Return the material word for word. Do not include the pictures.

(Source excerpt)
^^^^^^^^^^^^^^^^

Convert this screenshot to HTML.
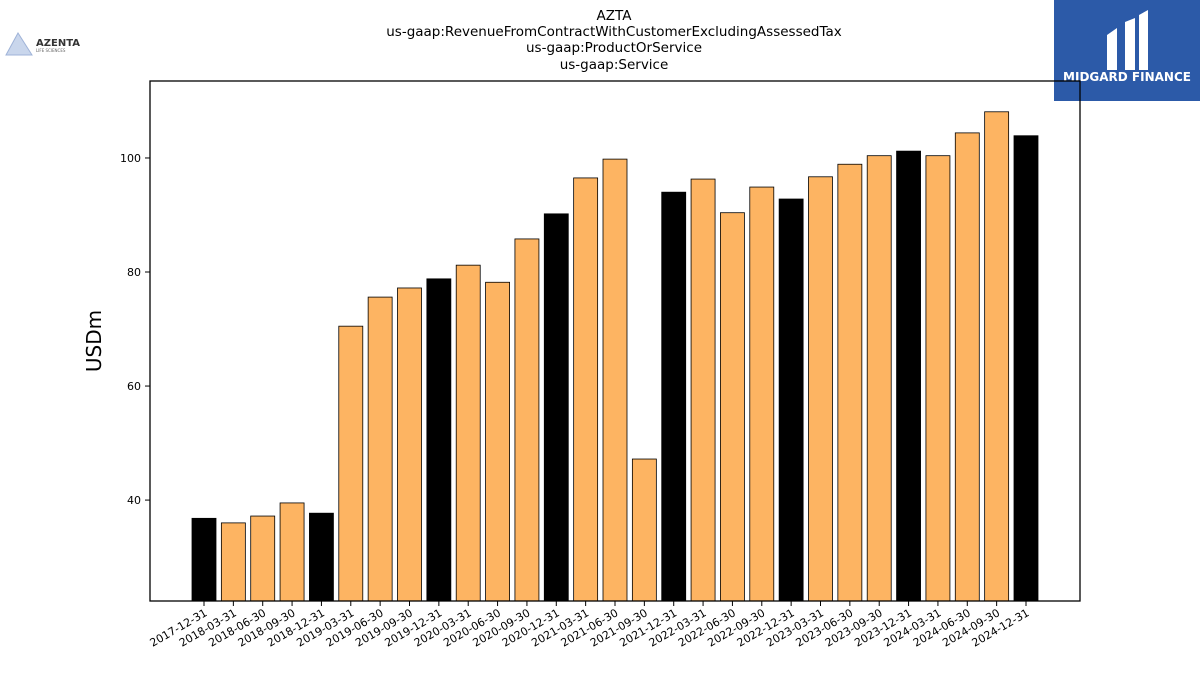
<!DOCTYPE html>
<html><head><meta charset="utf-8"><style>
body{margin:0;background:#fff;width:1200px;height:675px;overflow:hidden;font-family:"DejaVu Sans","Liberation Sans",sans-serif;}
</style></head><body>
<svg width="1200" height="675" xmlns="http://www.w3.org/2000/svg" font-family="DejaVu Sans, Liberation Sans, sans-serif">
<g font-size="13.5" text-anchor="middle" fill="#000">
<text x="614" y="20">AZTA</text>
<text x="614" y="36">us-gaap:RevenueFromContractWithCustomerExcludingAssessedTax</text>
<text x="614" y="52">us-gaap:ProductOrService</text>
<text x="614" y="69">us-gaap:Service</text>
</g>
<g>
<path d="M6 55 L18 33 L32 55 Z" fill="#c9d6ec" stroke="#9fb3d8"/>
<text x="36" y="46" font-size="10" font-weight="bold" fill="#333">AZENTA</text>
<text x="36" y="52" font-size="4" fill="#666">LIFE SCIENCES</text>
</g>
<g>
<rect x="1054" y="0" width="146" height="101" fill="#2c5aa8"/>
<path d="M1107 35 L1117 28 L1117 70 L1107 70 Z M1125 22 L1135 18 L1135 70 L1125 70 Z M1139 15 L1148 10 L1148 70 L1139 70 Z" fill="#fff"/>
<text x="1127" y="81" font-size="12" font-weight="bold" fill="#fff" text-anchor="middle">MIDGARD FINANCE</text>
</g>
<text x="101" y="341" font-size="20" text-anchor="middle" transform="rotate(-90 101 341)">USDm</text>
<g id="bars"></g>
<g id="yticks"></g>
<g id="xticks"></g>
<rect x="150" y="81" width="930" height="520" fill="none" stroke="#000" stroke-width="1.3"/>
</svg>
<script>
const categories=["2017-12-31","2018-03-31","2018-06-30","2018-09-30","2018-12-31","2019-03-31","2019-06-30","2019-09-30","2019-12-31","2020-03-31","2020-06-30","2020-09-30","2020-12-31","2021-03-31","2021-06-30","2021-09-30","2021-12-31","2022-03-31","2022-06-30","2022-09-30","2022-12-31","2023-03-31","2023-06-30","2023-09-30","2023-12-31","2024-03-31","2024-06-30","2024-09-30","2024-12-31"];
const values=[36.8,36.0,37.2,39.5,37.7,70.5,75.6,77.2,78.8,81.2,78.2,85.8,90.2,96.5,99.8,47.2,94.0,96.3,90.4,94.9,92.8,96.7,98.9,100.4,101.2,100.4,104.4,108.1,103.9];
const yTicks=[40,60,80,100];
const NS="http://www.w3.org/2000/svg";
const yMin=22.3,yMax=113.5,plotTop=81,plotBot=601;
function y(v){return plotBot-(v-yMin)/(yMax-yMin)*(plotBot-plotTop);}
const x0=204,step=(1026-204)/28;
function x(i){return x0+i*step;}
const bars=document.getElementById('bars'),yt=document.getElementById('yticks'),xt=document.getElementById('xticks');
values.forEach((v,i)=>{
 const r=document.createElementNS(NS,'rect');
 
 
 r.setAttribute('x',x(i)-12);r.setAttribute('width',24);
 r.setAttribute('y',y(v));r.setAttribute('height',plotBot-y(v));
 r.setAttribute('fill',categories[i].endsWith('12-31')?'#000':'#fdb462');
 r.setAttribute('stroke','#000');r.setAttribute('stroke-width','0.8');
 bars.appendChild(r);
 const t=document.createElementNS(NS,'line');
 
 
 t.setAttribute('x1',x(i));t.setAttribute('x2',x(i));t.setAttribute('y1',plotBot);t.setAttribute('y2',plotBot+5);t.setAttribute('stroke','#000');
 xt.appendChild(t);
 const l=document.createElementNS(NS,'text');
 
 
 const lx=x(i)+4,ly=plotBot+14;
 l.setAttribute('x',lx);l.setAttribute('y',ly);l.setAttribute('font-size','11');l.setAttribute('text-anchor','end');
 l.setAttribute('transform','rotate(-30 '+lx+' '+ly+')');
 l.textContent=categories[i];xt.appendChild(l);
});
yTicks.forEach(v=>{
 const t=document.createElementNS(NS,'line');
 
 
 t.setAttribute('x1',145);t.setAttribute('x2',150);t.setAttribute('y1',y(v));t.setAttribute('y2',y(v));t.setAttribute('stroke','#000');
 yt.appendChild(t);
 const l=document.createElementNS(NS,'text');
 
 
 l.setAttribute('x',141);l.setAttribute('y',y(v)+4);l.setAttribute('font-size','11');l.setAttribute('text-anchor','end');
 l.textContent=v;yt.appendChild(l);
});
</script>
</body></html>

^^^^^^^^^^^^^^^^

(Solution below)
Convert this screenshot to HTML.
<!DOCTYPE html>
<html><head><meta charset="utf-8"><style>
body{margin:0;background:#fff;width:1200px;height:675px;overflow:hidden;font-family:"DejaVu Sans","Liberation Sans",sans-serif;}
</style></head><body>
<svg width="1200" height="675" xmlns="http://www.w3.org/2000/svg" font-family="DejaVu Sans, Liberation Sans, sans-serif">
<g font-size="13.5" text-anchor="middle" fill="#000">
<text x="614" y="20">AZTA</text>
<text x="614" y="36">us-gaap:RevenueFromContractWithCustomerExcludingAssessedTax</text>
<text x="614" y="52">us-gaap:ProductOrService</text>
<text x="614" y="69">us-gaap:Service</text>
</g>
<g>
<path d="M6 55 L18 33 L32 55 Z" fill="#c9d6ec" stroke="#9fb3d8"/>
<text x="36" y="46" font-size="10" font-weight="bold" fill="#333">AZENTA</text>
<text x="36" y="52" font-size="4" fill="#666">LIFE SCIENCES</text>
</g>
<g>
<rect x="1054" y="0" width="146" height="101" fill="#2c5aa8"/>
<path d="M1107 35 L1117 28 L1117 70 L1107 70 Z M1125 22 L1135 18 L1135 70 L1125 70 Z M1139 15 L1148 10 L1148 70 L1139 70 Z" fill="#fff"/>
<text x="1127" y="81" font-size="12" font-weight="bold" fill="#fff" text-anchor="middle">MIDGARD FINANCE</text>
</g>
<text x="101" y="341" font-size="20" text-anchor="middle" transform="rotate(-90 101 341)">USDm</text>
<g id="bars"></g>
<g id="yticks"></g>
<g id="xticks"></g>
<rect x="150" y="81" width="930" height="520" fill="none" stroke="#000" stroke-width="1.3"/>
</svg>
<script>
const categories=["2017-12-31","2018-03-31","2018-06-30","2018-09-30","2018-12-31","2019-03-31","2019-06-30","2019-09-30","2019-12-31","2020-03-31","2020-06-30","2020-09-30","2020-12-31","2021-03-31","2021-06-30","2021-09-30","2021-12-31","2022-03-31","2022-06-30","2022-09-30","2022-12-31","2023-03-31","2023-06-30","2023-09-30","2023-12-31","2024-03-31","2024-06-30","2024-09-30","2024-12-31"];
const values=[36.8,36.0,37.2,39.5,37.7,70.5,75.6,77.2,78.8,81.2,78.2,85.8,90.2,96.5,99.8,47.2,94.0,96.3,90.4,94.9,92.8,96.7,98.9,100.4,101.2,100.4,104.4,108.1,103.9];
const yTicks=[40,60,80,100];
const NS="http://www.w3.org/2000/svg";
const yMin=22.3,yMax=113.5,plotTop=81,plotBot=601;
function y(v){return plotBot-(v-yMin)/(yMax-yMin)*(plotBot-plotTop);}
const x0=204,step=(1026-204)/28;
function x(i){return x0+i*step;}
const bars=document.getElementById('bars'),yt=document.getElementById('yticks'),xt=document.getElementById('xticks');
values.forEach((v,i)=>{
 const r=document.createElementNS(NS,'rect');
 
 
 r.setAttribute('x',x(i)-12);r.setAttribute('width',24);
 r.setAttribute('y',y(v));r.setAttribute('height',plotBot-y(v));
 r.setAttribute('fill',categories[i].endsWith('12-31')?'#000':'#fdb462');
 r.setAttribute('stroke','#000');r.setAttribute('stroke-width','0.8');
 bars.appendChild(r);
 const t=document.createElementNS(NS,'line');
 
 
 t.setAttribute('x1',x(i));t.setAttribute('x2',x(i));t.setAttribute('y1',plotBot);t.setAttribute('y2',plotBot+5);t.setAttribute('stroke','#000');
 xt.appendChild(t);
 const l=document.createElementNS(NS,'text');
 
 
 const lx=x(i)+4,ly=plotBot+14;
 l.setAttribute('x',lx);l.setAttribute('y',ly);l.setAttribute('font-size','11');l.setAttribute('text-anchor','end');
 l.setAttribute('transform','rotate(-30 '+lx+' '+ly+')');
 l.textContent=categories[i];xt.appendChild(l);
});
yTicks.forEach(v=>{
 const t=document.createElementNS(NS,'line');
 
 
 t.setAttribute('x1',145);t.setAttribute('x2',150);t.setAttribute('y1',y(v));t.setAttribute('y2',y(v));t.setAttribute('stroke','#000');
 yt.appendChild(t);
 const l=document.createElementNS(NS,'text');
 
 
 l.setAttribute('x',141);l.setAttribute('y',y(v)+4);l.setAttribute('font-size','11');l.setAttribute('text-anchor','end');
 l.textContent=v;yt.appendChild(l);
});
</script>
</body></html>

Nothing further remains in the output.